Il petrolio Usa? Un tesoro da 3mila miliardi di dollari
In totale il gettito, distribuito lungo un intervallo di venticinque anni, ammonterebbe a ben 1650 miliardi* di dollari, un vero e proprio tesoro, mentre i profitti dichiarati dall’intero settore risulterebbero inferiori, ma altrettanto ricchi dato che ammonterebbero a 1120 miliardi di dollari. Insomma, si tratterebbe d’un affare da 3mila miliardi di dollari, senza scivolare tra le pagine dei bilanci e tra le moltitudini statistiche che indicano anche i ricavi complessivi, le ripartizioni delle spese eccetera. Una pioggia di miliardi, che hanno contribuito ad alimentare le risorse disponibili da indirizzare sui diversi capitoli di spesa del bilancio pubblico e, al medesimo tempo, hanno distribuito somme ingenti agli azionisti e agli amministratori attivi all’interno del complesso e variopinto comparto energetico statunitense. Variopinto per la sua innaturale propensione ad assumere profili che spesso, se non di regola, oltrepassano le linee sottili di demarcazione che segnano il limite naturale in prossimità del quale l’interesse per il semplice profitto dovrebbe cedere il passo al prevalere d’un interesse superiore, quello pubblico.
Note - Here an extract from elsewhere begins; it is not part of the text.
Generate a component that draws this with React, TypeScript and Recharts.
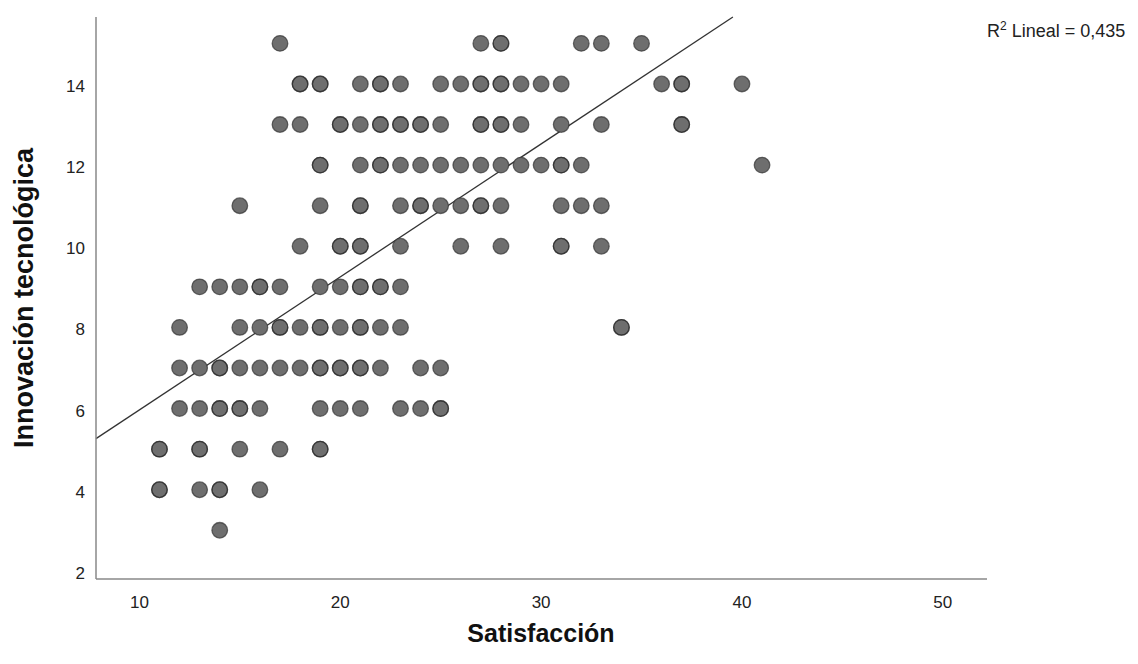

E le tasse pagate all’estero? Solo 518miliardi di dollari
Considerando l’ampiezza geografica del mercato energetico dominato, ancor oggi, dal petrolio e dal barile che ne costituisce l’unità di misura fondante, le attività e i bilanci delle multinazionali statunitensi che operano nel settore del greggio riportano anche una somma significativa d’imposte versate nelle casse di erari diversi da quello di Washington. Si tratta d’un Tesoretto il cui gettito è pari a 518miliardi di dollari, anch’essi pagati dal 1981 al 2006, ma agli erari nazionali di altri Stati sovrani.

L’oro nero, ovvero, l’industria delle ombre
A questo riguardo i dubbi e le critiche legittime tornano ad occuparsi della questione che fuoriesce dal confine angusto della pura contabilità. Infatti, a fronte delle imposte versate manca invece l’indicazione dei profitti incassati dalle multinazionali, dei ricavi derivanti dalle vendite e dalla distribuzione e, in ultimo, delle eventuali spese sostenute. Un’assenza numerica che legittima e quasi istituzionalizza una lunga sequenza di dubbi e di osservazioni relative alla rete superaffollata di controllate e di società sussidiarie dipendenti dalle major del petrolio e in riferimento ai transiti spesso ambigui, o peggio lacunosi, di decine di miliardi l’anno che, destinati ai mercati nazionali alle volte finiscono per alimentare e rafforzare solide Piazze dell’offshore. E allora i dubbi si moltiplicano e si giunge a raffigurarsi l’idea, anche la semplice riflessione, che i numeri disponibili per quanto risultino seducenti in fondo non fanno chiarezza su di un settore, quello dei prodotti energetici, ancora in cerca d’una accettabile riconfigurazione dopo aver beneficiato d’un lungo periodo di relax normativo.

* Si tratta d’un valore che tiene conto del tasso d’inflazione calcolato in riferimento al periodo preso in esame.